Final answer:
The Gramm-Leach-Bliley Act has three sections: the Financial Privacy Rule, which regulates the disclosure of consumers' personal financial information; the Safeguards Rule, mandating security protocols for protecting this information; and the Pretexting Provisions, which outlaw obtaining personal information under false pretenses.
Step-by-step explanation:
The Gramm-Leach-Bliley Act (GLB Act) of 1999 has three main sections, each with specific implications for the financial services industry:
- Financial Privacy Rule - Requires financial institutions to provide each consumer with a privacy notice at the time the consumer relationship is established and annually thereafter. The privacy notice must explain the information collected about the consumer, where that information is shared, how that information is used, and how that information is protected.
- Safeguards Rule - Mandates financial institutions to implement security programs to protect the confidentiality and integrity of personal consumer information.
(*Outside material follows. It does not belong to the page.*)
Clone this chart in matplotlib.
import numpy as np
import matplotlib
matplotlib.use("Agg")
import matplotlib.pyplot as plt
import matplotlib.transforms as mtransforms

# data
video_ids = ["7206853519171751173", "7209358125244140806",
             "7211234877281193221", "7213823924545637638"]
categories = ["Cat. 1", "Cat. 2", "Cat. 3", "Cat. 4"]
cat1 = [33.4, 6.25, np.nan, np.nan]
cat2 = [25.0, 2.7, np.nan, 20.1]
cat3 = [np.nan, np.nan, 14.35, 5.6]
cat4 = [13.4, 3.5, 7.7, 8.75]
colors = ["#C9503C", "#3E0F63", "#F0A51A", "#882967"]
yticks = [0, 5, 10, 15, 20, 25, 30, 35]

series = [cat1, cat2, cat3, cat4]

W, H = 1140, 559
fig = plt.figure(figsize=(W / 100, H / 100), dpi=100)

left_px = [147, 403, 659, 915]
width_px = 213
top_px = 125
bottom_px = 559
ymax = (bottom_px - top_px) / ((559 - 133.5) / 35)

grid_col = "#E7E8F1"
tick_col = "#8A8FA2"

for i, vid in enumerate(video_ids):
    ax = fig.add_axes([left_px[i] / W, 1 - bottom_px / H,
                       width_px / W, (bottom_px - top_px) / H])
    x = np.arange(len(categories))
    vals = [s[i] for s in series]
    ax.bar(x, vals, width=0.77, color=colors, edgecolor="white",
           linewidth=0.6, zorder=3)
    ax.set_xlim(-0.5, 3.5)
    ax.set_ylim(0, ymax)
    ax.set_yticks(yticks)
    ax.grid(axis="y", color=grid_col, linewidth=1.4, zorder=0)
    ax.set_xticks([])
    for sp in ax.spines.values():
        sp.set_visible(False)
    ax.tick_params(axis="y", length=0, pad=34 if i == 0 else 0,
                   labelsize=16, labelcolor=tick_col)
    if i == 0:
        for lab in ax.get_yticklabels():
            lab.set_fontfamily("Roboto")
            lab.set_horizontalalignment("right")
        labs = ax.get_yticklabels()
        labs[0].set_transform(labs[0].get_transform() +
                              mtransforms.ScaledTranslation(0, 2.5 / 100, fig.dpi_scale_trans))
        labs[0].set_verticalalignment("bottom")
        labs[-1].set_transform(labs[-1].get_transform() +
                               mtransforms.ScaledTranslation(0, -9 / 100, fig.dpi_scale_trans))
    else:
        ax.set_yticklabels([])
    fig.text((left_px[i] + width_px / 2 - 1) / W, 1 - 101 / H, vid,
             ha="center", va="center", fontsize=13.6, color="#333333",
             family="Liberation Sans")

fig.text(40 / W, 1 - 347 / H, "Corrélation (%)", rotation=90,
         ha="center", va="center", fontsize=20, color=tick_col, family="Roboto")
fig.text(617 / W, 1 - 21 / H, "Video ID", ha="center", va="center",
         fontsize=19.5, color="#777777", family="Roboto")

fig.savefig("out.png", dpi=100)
- Pretexting Provisions - Prohibits the practice of pretexting (accessing private information under false pretenses) and establishes legal consequences for individuals and companies that engage in such behavior.
The GLB Act essentially overturned some provisions of the Glass-Steagall Banking Act, specifically allowing for the combination of commercial banking, investment banking, and insurance under one roof, while setting rules to protect consumers' personal financial information.